Maturità: 4 alunni fanno notizia, ma nessuno parla degli Insegnanti che non arrivano a fine mese

 



Mentre i riflettori sono puntati su quattro studenti che, con un gesto plateale, hanno scelto di disertare l'orale della maturità conquistando le prime pagine dei quotidiani, un dramma ben più grande e silenzioso si consuma nelle aule di tutta Italia. Insegnanti, colonna portante del nostro sistema educativo, stanno rinunciando in massa alle supplenze nelle grandi città del Nord, soffocati da stipendi che non permettono loro una vita dignitosa. E, sorprendentemente, nessuno sembra farci caso.

Il clamore mediatico attorno a pochi studenti ribelli, per quanto legittimo nel suo desiderio di esprimere un disagio giovanile, contrasta stridentemente con l'indifferenza generale verso una questione che sta minando dalle fondamenta la qualità dell'istruzione pubblica. Il gesto di protesta alla maturità, pur discutibile nelle sue modalità, ha avuto il merito di generare dibattito. Ma perché lo stesso livello di attenzione non viene riservato a chi, ogni giorno, si trova a fronteggiare una realtà economica insostenibile?

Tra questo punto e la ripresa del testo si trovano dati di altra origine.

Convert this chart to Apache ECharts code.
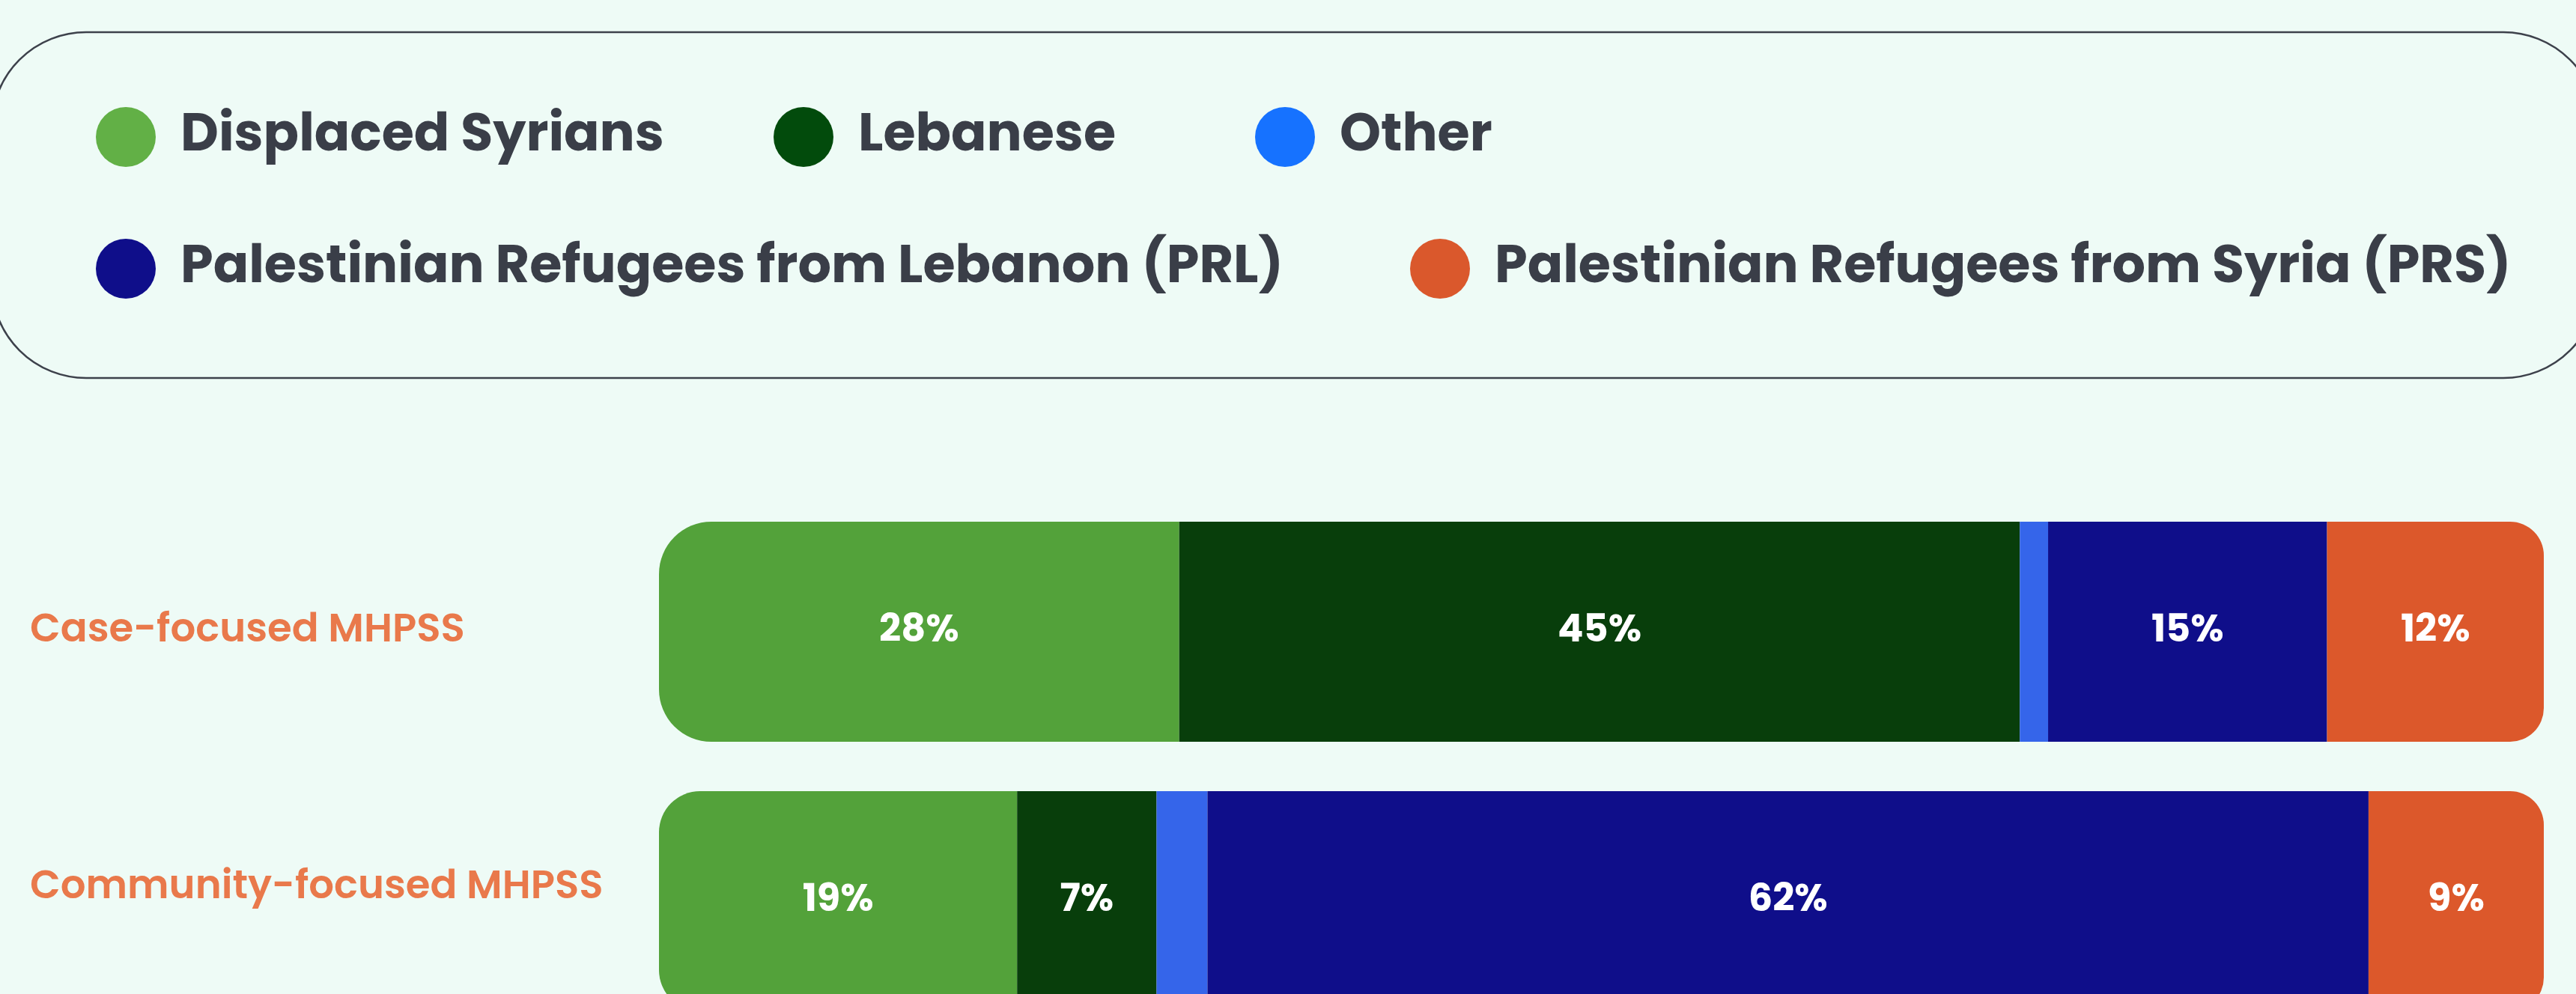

Molti docenti, specialmente quelli più giovani e precari, si ritrovano a dover scegliere tra la passione per l'insegnamento e la necessità di sbarcare il lunario. Un supplente che da Sud si trasferisce in una città come Milano, Torino o Bologna si trova di fronte a costi di affitto, trasporti e vita quotidiana talmente elevati da annullare, di fatto, il proprio stipendio. La conseguenza è drammatica: cattedre che restano scoperte, classi senza un insegnante fisso per mesi, continuità didattica compromessa e, in ultima analisi, un danno incalcolabile per gli studenti.

Questo fenomeno non è solo una questione di singoli sacrifici individuali; è un campanello d'allarme fortissimo che ci parla di un sistema al collasso. Se la professione docente non è più attrattiva, se non garantisce una sussistenza dignitosa, chi assicurerà la formazione delle future generazioni? Il rischio è quello di veder fuggire i talenti migliori, di avere classi sempre più sguarnite di figure qualificate e motivate.

È tempo di invertire la rotta. È urgente che la politica, i media e l'opinione pubblica smettano di focalizzarsi solo sulle eccezioni e inizino a guardare alla norma, a quei silenzi che celano problemi ben più profondi. La scuola non è solo l'edificio fisico o i programmi ministeriali; è fatta di persone, di professionisti che meritano rispetto e condizioni di lavoro eque. Solo così potremo garantire un futuro all'istruzione del nostro Paese, prima che il silenzio diventi assordante e irreversibile.